» Task details
Leave out the pictures and repeat the rest of the material exactly.

» Material
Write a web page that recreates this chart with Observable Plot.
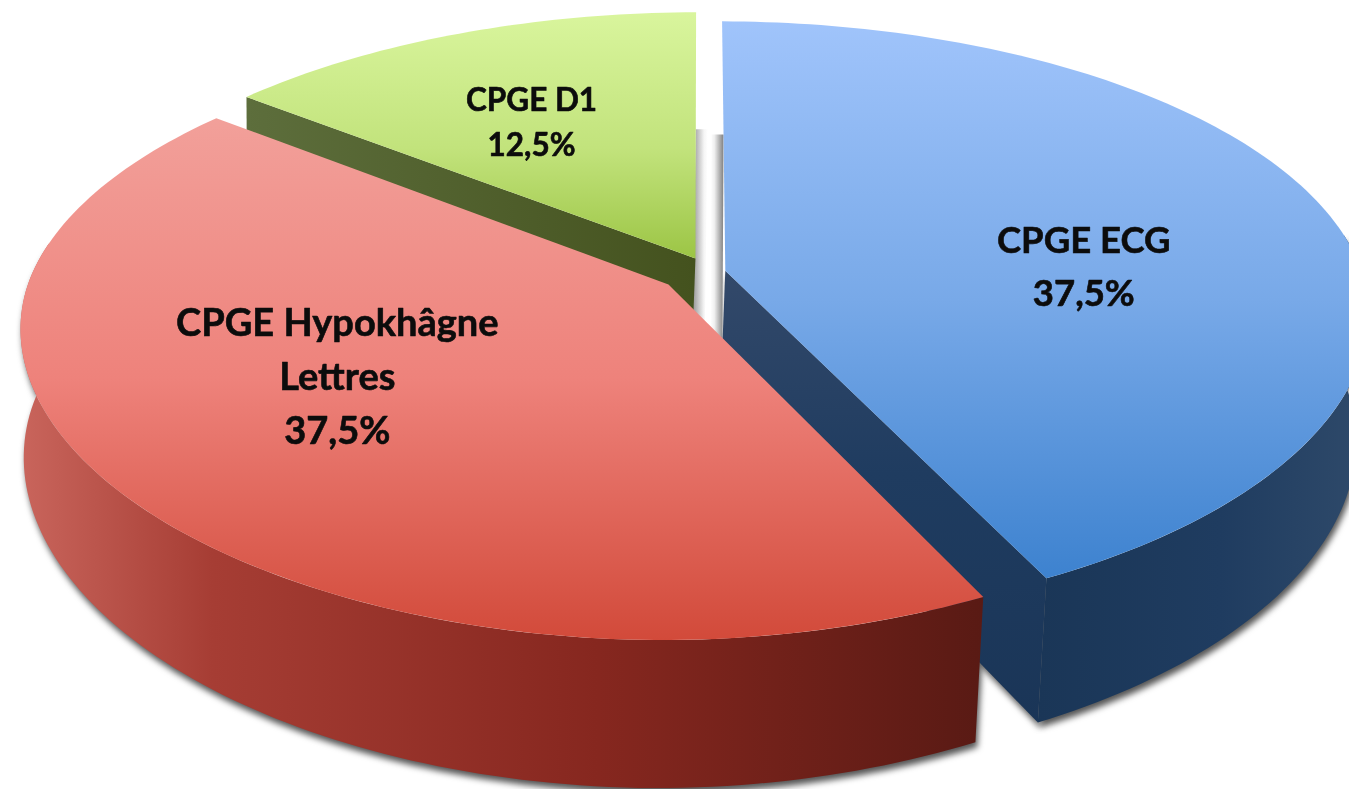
<!DOCTYPE html>
<html><head><meta charset="utf-8">
<script src="https://cdn.jsdelivr.net/npm/d3@7"></script>
<script src="https://cdn.jsdelivr.net/npm/@observablehq/plot@0.6"></script>
<style>html,body{margin:0;padding:0;background:#fff;overflow:hidden}svg{display:block;filter:blur(0.6px)}</style>
</head><body><div id="chart"></div>
<script>
const categories = ["CPGE ECG", "CPGE Hypokhâgne\nLettres", "CPGE D1"];
const shares = [37.5, 37.5, 12.5];
const shareLabels = ["37,5%", "37,5%", "12,5%"];

// view of the pie (perspective disc), all in layout units
const view = {cx: 700, cy: 273, R: 637, k: 0.46, persp: 0.15, flat: 0.018, squeeze: 1.96, depth: 125, taper: 0.0115, vanishX: 300};
const offsets = [[0.039, 0.009], [-0.05, -0.037], [-0.008, 0.052]];
const labelPlace = [{r: 0.567, turn: 9.9}, {r: 0.572, turn: 8.6}, {r: 0.6, turn: -2.3}];
const labelSize = [36.5, 38, 31.5];
const labelLead = [1.46, 1.42, 1.44];

const W = 1349, H = 789;
const arcs = d3.pie().sort(null).value(d => d)(shares);
function project(X, Y, z) {
  const w = 1 + view.persp * Y;
  const x = view.cx + view.R * X / w;
  return {x: x - (x - view.vanishX) * view.taper * z,
          y: view.cy - view.R * view.k * Y * (1 - view.flat * Y) / w + view.depth * z / w};
}
function slicePoint(i, r, th, z) {
  const s = Math.sin(th), c = Math.cos(th), p = view.squeeze;
  const q = r * Math.pow(Math.pow(Math.abs(s), p) + Math.pow(Math.abs(c), p), -1 / p);
  return project(offsets[i][0] + q * s, offsets[i][1] + q * c, z);
}
function rim(i, t0, t1, z) {
  const n = Math.max(2, Math.ceil(Math.abs(t1 - t0) / 0.02));
  return d3.range(n + 1).map(j => slicePoint(i, 1, t0 + (t1 - t0) * j / n, z));
}
function topFace(i) {
  const a = arcs[i];
  return [slicePoint(i, 0, 0, 0), ...rim(i, a.startAngle, a.endAngle, 0)];
}
function wall(i, t0, t1) {
  return [...rim(i, t0, t1, 0), ...rim(i, t1, t0, 1)];
}
function cutFace(i, th) {
  return [slicePoint(i, 0, 0, 0), slicePoint(i, 1, th, 0), slicePoint(i, 1, th, 1), slicePoint(i, 0, 0, 1)];
}
const poly = (pts, fill, extra = {}) => Plot.line(pts, {x: "x", y: "y", fill, stroke: "none", curve: "linear", ...extra});

function grad(id, x2, y2, stops) {
  return `<linearGradient id="${id}" x1="0" y1="0" x2="${x2}" y2="${y2}">` +
    stops.map(([o, c]) => `<stop offset="${o}" stop-color="${c}"/>`).join("") + `</linearGradient>`;
}
const defs = () => {
  const g = document.createElementNS("http://www.w3.org/2000/svg", "g");
  g.innerHTML = `<defs>` +
    grad("gBlue", 0, 1, [[0, "#a0c4fb"], [0.5, "#78a9e8"], [1, "#3d82cf"]]) +
    grad("gRed", 0, 1, [[0, "#f2a09a"], [0.5, "#ee827b"], [1, "#d24a3a"]]) +
    grad("gGreen", 0, 1, [[0, "#d9f59d"], [0.55, "#c2e37c"], [1, "#9cc545"]]) +
    grad("wRed", 1, 0, [[0, "#c9655c"], [0.2, "#a63d34"], [0.6, "#86271f"], [1, "#591a14"]]) +
    grad("wBlue", 1, 0, [[0, "#1a3657"], [0.55, "#1f3c60"], [1, "#2f4a6a"]]) +
    grad("cBlue", 0, 1, [[0, "#33496a"], [0.45, "#1f3c60"], [1, "#1a3557"]]) +
    grad("cGreen", 1, 0, [[0, "#5d6e3c"], [1, "#44521e"]]) +
    grad("sLeft", 1, 0, [[0, "#959595"], [0.75, "#f5f5f5"], [1, "#ffffff"]]) +
    grad("sRight", 1, 0, [[0, "#ffffff"], [0.3, "#f0f0f0"], [1, "#808080"]]) +
    `</defs>`;
  return g;
};

const a = arcs;
const texts = categories.map((c, i) => {
  const mid = (a[i].startAngle + a[i].endAngle) / 2 + labelPlace[i].turn * Math.PI / 180;
  const p = slicePoint(i, labelPlace[i].r, mid, 0);
  return {x: p.x, y: p.y, label: c + "\n" + shareLabels[i]};
});

// soft grey bands on the faces that look into the gap between the slices
function band(i, th, rTop, zBottom, u0, u1) {
  const top = slicePoint(i, rTop, th, 0), bot = slicePoint(i, 0, th, zBottom);
  return [{x: top.x + u0, y: top.y}, {x: top.x + u1, y: top.y}, {x: bot.x + u1, y: bot.y}, {x: bot.x + u0, y: bot.y}];
}

const wallRed = wall(1, a[1].startAngle, 3 * Math.PI / 2 * 1.03);
const wallBlue = wall(0, Math.PI / 2 * 0.92, a[0].endAngle);
const cutBlue = cutFace(0, a[0].endAngle);
const shadow = {dx: 2, dy: 5, imageFilter: "blur(3px)"};

const chart = Plot.plot({
  width: W, height: H, margin: 0,
  x: {domain: [0, W], range: [0, W], axis: null},
  y: {domain: [0, H], range: [0, H], axis: null},
  style: {background: "#fff"},
  marks: [
    defs,
    poly(wallBlue, "#555", shadow),
    poly(cutBlue, "#555", shadow),
    poly(wallRed, "#555", shadow),
    poly(band(2, 2 * Math.PI, 0.485, 0.6, 0, 12), "url(#sLeft)"),
    poly(band(0, 0, 0.507, 0.6, -12, 0), "url(#sRight)"),
    poly(cutFace(2, a[2].startAngle), "url(#cGreen)"),
    poly(topFace(2), "url(#gGreen)"),
    poly(cutBlue, "url(#cBlue)"),
    poly(wallBlue, "url(#wBlue)"),
    poly(topFace(0), "url(#gBlue)"),
    poly(wallRed, "url(#wRed)"),
    poly(topFace(1), "url(#gRed)"),
    ...texts.map((t, i) => Plot.text([t], {x: "x", y: "y", text: "label", fontFamily: "Lato", fontWeight: 700, fontSize: labelSize[i], lineHeight: labelLead[i], fill: "#0c0c0c", stroke: "#0c0c0c", strokeWidth: 0.6}))
  ]
});
document.getElementById("chart").append(chart);
</script></body></html>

» Written answer
Write a web page that recreates this chart with Observable Plot.
<!DOCTYPE html>
<html><head><meta charset="utf-8">
<script src="https://cdn.jsdelivr.net/npm/d3@7"></script>
<script src="https://cdn.jsdelivr.net/npm/@observablehq/plot@0.6"></script>
<style>html,body{margin:0;padding:0;background:#fff;overflow:hidden}svg{display:block;filter:blur(0.6px)}</style>
</head><body><div id="chart"></div>
<script>
const categories = ["CPGE ECG", "CPGE Hypokhâgne\nLettres", "CPGE D1"];
const shares = [37.5, 37.5, 12.5];
const shareLabels = ["37,5%", "37,5%", "12,5%"];

// view of the pie (perspective disc), all in layout units
const view = {cx: 700, cy: 273, R: 637, k: 0.46, persp: 0.15, flat: 0.018, squeeze: 1.96, depth: 125, taper: 0.0115, vanishX: 300};
const offsets = [[0.039, 0.009], [-0.05, -0.037], [-0.008, 0.052]];
const labelPlace = [{r: 0.567, turn: 9.9}, {r: 0.572, turn: 8.6}, {r: 0.6, turn: -2.3}];
const labelSize = [36.5, 38, 31.5];
const labelLead = [1.46, 1.42, 1.44];

const W = 1349, H = 789;
const arcs = d3.pie().sort(null).value(d => d)(shares);
function project(X, Y, z) {
  const w = 1 + view.persp * Y;
  const x = view.cx + view.R * X / w;
  return {x: x - (x - view.vanishX) * view.taper * z,
          y: view.cy - view.R * view.k * Y * (1 - view.flat * Y) / w + view.depth * z / w};
}
function slicePoint(i, r, th, z) {
  const s = Math.sin(th), c = Math.cos(th), p = view.squeeze;
  const q = r * Math.pow(Math.pow(Math.abs(s), p) + Math.pow(Math.abs(c), p), -1 / p);
  return project(offsets[i][0] + q * s, offsets[i][1] + q * c, z);
}
function rim(i, t0, t1, z) {
  const n = Math.max(2, Math.ceil(Math.abs(t1 - t0) / 0.02));
  return d3.range(n + 1).map(j => slicePoint(i, 1, t0 + (t1 - t0) * j / n, z));
}
function topFace(i) {
  const a = arcs[i];
  return [slicePoint(i, 0, 0, 0), ...rim(i, a.startAngle, a.endAngle, 0)];
}
function wall(i, t0, t1) {
  return [...rim(i, t0, t1, 0), ...rim(i, t1, t0, 1)];
}
function cutFace(i, th) {
  return [slicePoint(i, 0, 0, 0), slicePoint(i, 1, th, 0), slicePoint(i, 1, th, 1), slicePoint(i, 0, 0, 1)];
}
const poly = (pts, fill, extra = {}) => Plot.line(pts, {x: "x", y: "y", fill, stroke: "none", curve: "linear", ...extra});

function grad(id, x2, y2, stops) {
  return `<linearGradient id="${id}" x1="0" y1="0" x2="${x2}" y2="${y2}">` +
    stops.map(([o, c]) => `<stop offset="${o}" stop-color="${c}"/>`).join("") + `</linearGradient>`;
}
const defs = () => {
  const g = document.createElementNS("http://www.w3.org/2000/svg", "g");
  g.innerHTML = `<defs>` +
    grad("gBlue", 0, 1, [[0, "#a0c4fb"], [0.5, "#78a9e8"], [1, "#3d82cf"]]) +
    grad("gRed", 0, 1, [[0, "#f2a09a"], [0.5, "#ee827b"], [1, "#d24a3a"]]) +
    grad("gGreen", 0, 1, [[0, "#d9f59d"], [0.55, "#c2e37c"], [1, "#9cc545"]]) +
    grad("wRed", 1, 0, [[0, "#c9655c"], [0.2, "#a63d34"], [0.6, "#86271f"], [1, "#591a14"]]) +
    grad("wBlue", 1, 0, [[0, "#1a3657"], [0.55, "#1f3c60"], [1, "#2f4a6a"]]) +
    grad("cBlue", 0, 1, [[0, "#33496a"], [0.45, "#1f3c60"], [1, "#1a3557"]]) +
    grad("cGreen", 1, 0, [[0, "#5d6e3c"], [1, "#44521e"]]) +
    grad("sLeft", 1, 0, [[0, "#959595"], [0.75, "#f5f5f5"], [1, "#ffffff"]]) +
    grad("sRight", 1, 0, [[0, "#ffffff"], [0.3, "#f0f0f0"], [1, "#808080"]]) +
    `</defs>`;
  return g;
};

const a = arcs;
const texts = categories.map((c, i) => {
  const mid = (a[i].startAngle + a[i].endAngle) / 2 + labelPlace[i].turn * Math.PI / 180;
  const p = slicePoint(i, labelPlace[i].r, mid, 0);
  return {x: p.x, y: p.y, label: c + "\n" + shareLabels[i]};
});

// soft grey bands on the faces that look into the gap between the slices
function band(i, th, rTop, zBottom, u0, u1) {
  const top = slicePoint(i, rTop, th, 0), bot = slicePoint(i, 0, th, zBottom);
  return [{x: top.x + u0, y: top.y}, {x: top.x + u1, y: top.y}, {x: bot.x + u1, y: bot.y}, {x: bot.x + u0, y: bot.y}];
}

const wallRed = wall(1, a[1].startAngle, 3 * Math.PI / 2 * 1.03);
const wallBlue = wall(0, Math.PI / 2 * 0.92, a[0].endAngle);
const cutBlue = cutFace(0, a[0].endAngle);
const shadow = {dx: 2, dy: 5, imageFilter: "blur(3px)"};

const chart = Plot.plot({
  width: W, height: H, margin: 0,
  x: {domain: [0, W], range: [0, W], axis: null},
  y: {domain: [0, H], range: [0, H], axis: null},
  style: {background: "#fff"},
  marks: [
    defs,
    poly(wallBlue, "#555", shadow),
    poly(cutBlue, "#555", shadow),
    poly(wallRed, "#555", shadow),
    poly(band(2, 2 * Math.PI, 0.485, 0.6, 0, 12), "url(#sLeft)"),
    poly(band(0, 0, 0.507, 0.6, -12, 0), "url(#sRight)"),
    poly(cutFace(2, a[2].startAngle), "url(#cGreen)"),
    poly(topFace(2), "url(#gGreen)"),
    poly(cutBlue, "url(#cBlue)"),
    poly(wallBlue, "url(#wBlue)"),
    poly(topFace(0), "url(#gBlue)"),
    poly(wallRed, "url(#wRed)"),
    poly(topFace(1), "url(#gRed)"),
    ...texts.map((t, i) => Plot.text([t], {x: "x", y: "y", text: "label", fontFamily: "Lato", fontWeight: 700, fontSize: labelSize[i], lineHeight: labelLead[i], fill: "#0c0c0c", stroke: "#0c0c0c", strokeWidth: 0.6}))
  ]
});
document.getElementById("chart").append(chart);
</script></body></html>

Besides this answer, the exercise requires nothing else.